There are some aspects about this whole part that feel a little off to me. Luiz first asks his best friend to be his husband, which is great, but his friend’s reaction at one point is less than ideal. There’s a whole thing about a gay politician hiring Lina to pretend to be his wife so he can get a promotion, which isn’t a comment on the movie, but just, sigh, society. And then there’s a whole thing about Lina pretending to be some guy’s girlfriend to make his wife jealous, which is just so very No, thank you.

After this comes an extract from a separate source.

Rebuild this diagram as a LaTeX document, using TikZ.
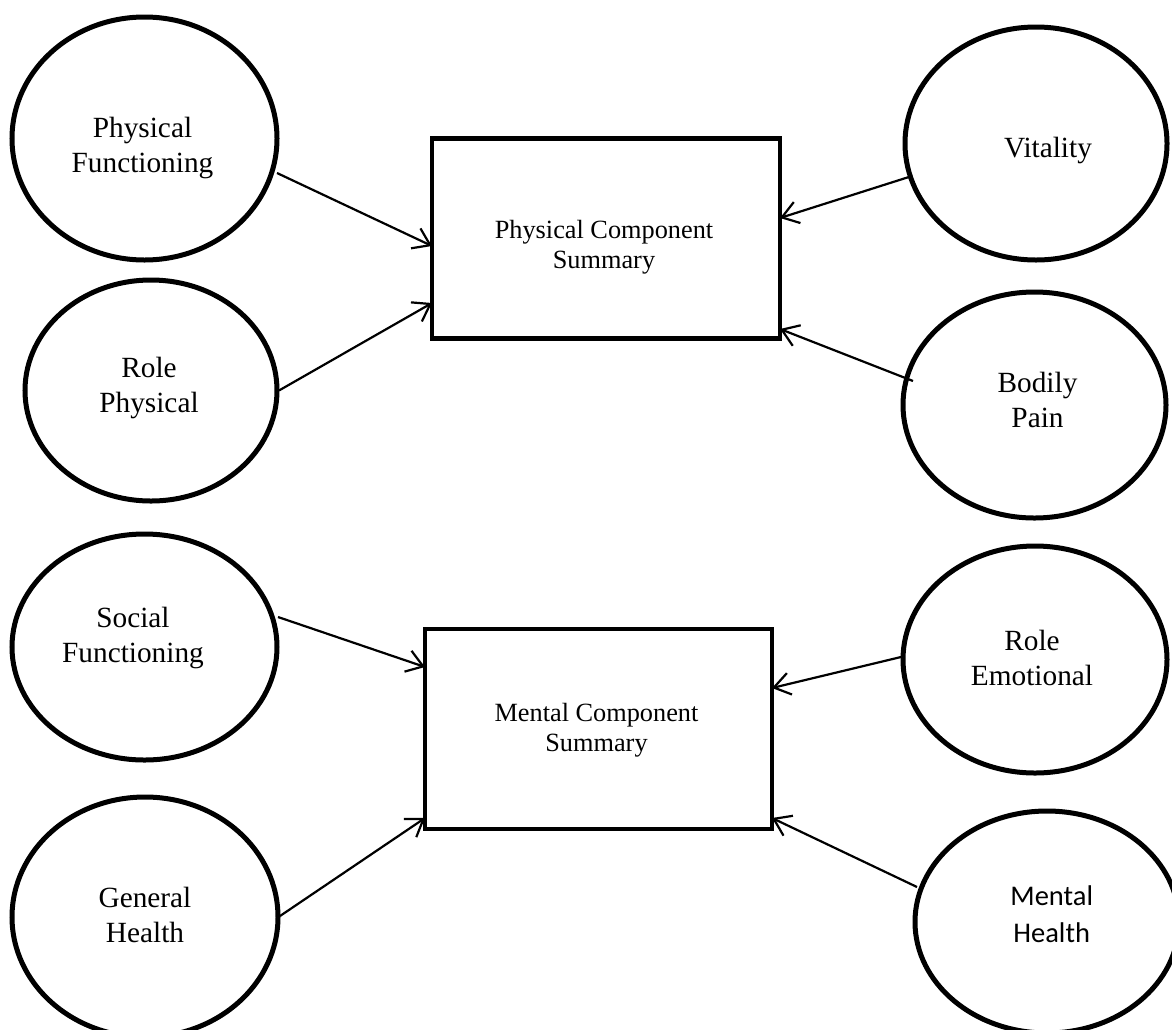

Anyway, you don’t need a PhD in the Rom-Coms to know how all this is going to play out. What works well about the movie is that Luiz and Lina, who have a sweet chemistry, are pretty much on equal footing. Although she’s financially strapped, she still has her own life and her own goals. She puts on a successful one-woman show about love and ropes Luiz into a role that will push him to do more with his life. She also refuses to do the housework because that’s not part of what he hired her for, so he ends up learning to do it. Neither of them changes dramatically for the other, but rather they realize they were well-suited from the start. (Oh! Sorry. I didn’t mean to give away that they might end up together!) Also, the overall message of the movie seems to be that love of any kind works best when you have some spaces in your togetherness, and this is a valuable lesson.